## SHORT EXERCISE
Copy out the whole listing exactly as written, leaving the pictures behind.

## RECORDED INFORMATION

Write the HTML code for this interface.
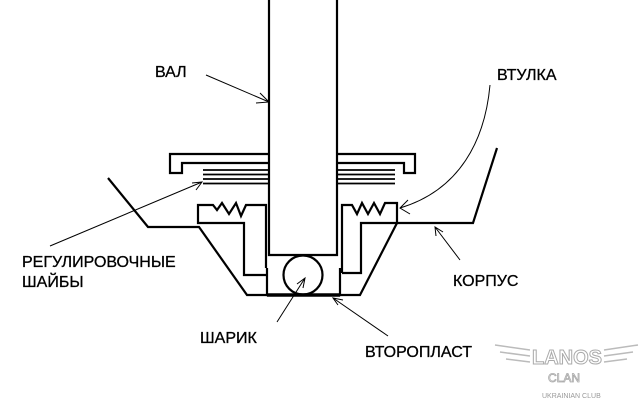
<!DOCTYPE html>
<html><head><meta charset="utf-8"><style>
html,body{margin:0;padding:0;background:#fff;}
svg{display:block}
text{font-family:"Liberation Sans",sans-serif;font-size:16px;fill:#000;stroke:#000;stroke-width:0.3;}
</style></head><body>
<svg width="640" height="400" viewBox="0 0 640 400" xmlns="http://www.w3.org/2000/svg">
<g fill="none" stroke="#000" stroke-width="2.2" stroke-linejoin="miter">
<path d="M269 0 V255 H337 V0"/>
<path d="M269 154 H170 V173 H182 V163 H269 M337 154 H415 V173 H404 V163 H337"/>
<path d="M203 170 H269 M203 174.5 H269 M203 179 H269 M203 183.5 H269 M337 170 H395 M337 174.5 H395 M337 179 H395 M337 183.5 H395" stroke-width="1.8"/>
<path d="M266 268 V205 H246 L241 216 L236 203 L229 214 L222 203 L217 210 L213 205 H198 V223 H244 V275 H267"/>
<path d="M342 273 V205 H352 L357 214 L362 203 L368 214 L374 203 L380 214 L385 203 H397 V223 H361 V273 H342"/>
<path d="M267 268 V295 H340 V268"/>
<path d="M267 295 H340" stroke-width="3.5"/>
<circle cx="303" cy="275" r="19.5"/>
<path d="M108 178 L148 227 H199 L247 295 H360 L397 223 H473 L497 148"/>
</g>
<g fill="none" stroke="#000" stroke-width="1">
<path d="M206 75 L269 102 M260 93 L269 102 L256 103"/>
<path d="M490 85 C485 140 460 190 400 208 M408 200 L400 208 L410 214"/>
<path d="M50 246 L202 182 M192 183 L202 182 L196 190"/>
<path d="M460 260 L435 227 M436 236 L435 227 L443 232"/>
<path d="M277 322 L305 278 M297 284 L305 278 L303 288"/>
<path d="M388 336 L333 298 M338 305 L333 298 L343 300"/>
</g>
<text x="155" y="77">ВАЛ</text>
<text x="497" y="80">ВТУЛКА</text>
<text x="22" y="267">РЕГУЛИРОВОЧНЫЕ</text>
<text x="22" y="287">ШАЙБЫ</text>
<text x="453" y="286">КОРПУС</text>
<text x="200" y="343">ШАРИК</text>
<text x="365" y="357">ВТОРОПЛАСТ</text>
<g fill="none" stroke="#bbb" stroke-width="1.5">
<text x="532" y="364" style="font-size:20px;font-weight:bold;fill:#fff;stroke:#aaa;stroke-width:1">LANOS</text>
<text x="548" y="382" style="font-size:12px;fill:#fff;stroke:#aaa;stroke-width:0.8">CLAN</text>
<text x="542" y="398" style="font-size:7px;fill:#999;stroke:none">UKRAINIAN CLUB</text>
<path d="M495 345 L530 350 M500 352 L530 356 M506 359 L530 362 M638 345 L604 350 M633 352 L604 356 M627 359 L604 362"/>
</g>
</svg>
</body></html>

## ANSWER TO THE PROBLEM
Write the HTML code for this interface.
<!DOCTYPE html>
<html><head><meta charset="utf-8"><style>
html,body{margin:0;padding:0;background:#fff;}
svg{display:block}
text{font-family:"Liberation Sans",sans-serif;font-size:16px;fill:#000;stroke:#000;stroke-width:0.3;}
</style></head><body>
<svg width="640" height="400" viewBox="0 0 640 400" xmlns="http://www.w3.org/2000/svg">
<g fill="none" stroke="#000" stroke-width="2.2" stroke-linejoin="miter">
<path d="M269 0 V255 H337 V0"/>
<path d="M269 154 H170 V173 H182 V163 H269 M337 154 H415 V173 H404 V163 H337"/>
<path d="M203 170 H269 M203 174.5 H269 M203 179 H269 M203 183.5 H269 M337 170 H395 M337 174.5 H395 M337 179 H395 M337 183.5 H395" stroke-width="1.8"/>
<path d="M266 268 V205 H246 L241 216 L236 203 L229 214 L222 203 L217 210 L213 205 H198 V223 H244 V275 H267"/>
<path d="M342 273 V205 H352 L357 214 L362 203 L368 214 L374 203 L380 214 L385 203 H397 V223 H361 V273 H342"/>
<path d="M267 268 V295 H340 V268"/>
<path d="M267 295 H340" stroke-width="3.5"/>
<circle cx="303" cy="275" r="19.5"/>
<path d="M108 178 L148 227 H199 L247 295 H360 L397 223 H473 L497 148"/>
</g>
<g fill="none" stroke="#000" stroke-width="1">
<path d="M206 75 L269 102 M260 93 L269 102 L256 103"/>
<path d="M490 85 C485 140 460 190 400 208 M408 200 L400 208 L410 214"/>
<path d="M50 246 L202 182 M192 183 L202 182 L196 190"/>
<path d="M460 260 L435 227 M436 236 L435 227 L443 232"/>
<path d="M277 322 L305 278 M297 284 L305 278 L303 288"/>
<path d="M388 336 L333 298 M338 305 L333 298 L343 300"/>
</g>
<text x="155" y="77">ВАЛ</text>
<text x="497" y="80">ВТУЛКА</text>
<text x="22" y="267">РЕГУЛИРОВОЧНЫЕ</text>
<text x="22" y="287">ШАЙБЫ</text>
<text x="453" y="286">КОРПУС</text>
<text x="200" y="343">ШАРИК</text>
<text x="365" y="357">ВТОРОПЛАСТ</text>
<g fill="none" stroke="#bbb" stroke-width="1.5">
<text x="532" y="364" style="font-size:20px;font-weight:bold;fill:#fff;stroke:#aaa;stroke-width:1">LANOS</text>
<text x="548" y="382" style="font-size:12px;fill:#fff;stroke:#aaa;stroke-width:0.8">CLAN</text>
<text x="542" y="398" style="font-size:7px;fill:#999;stroke:none">UKRAINIAN CLUB</text>
<path d="M495 345 L530 350 M500 352 L530 356 M506 359 L530 362 M638 345 L604 350 M633 352 L604 356 M627 359 L604 362"/>
</g>
</svg>
</body></html>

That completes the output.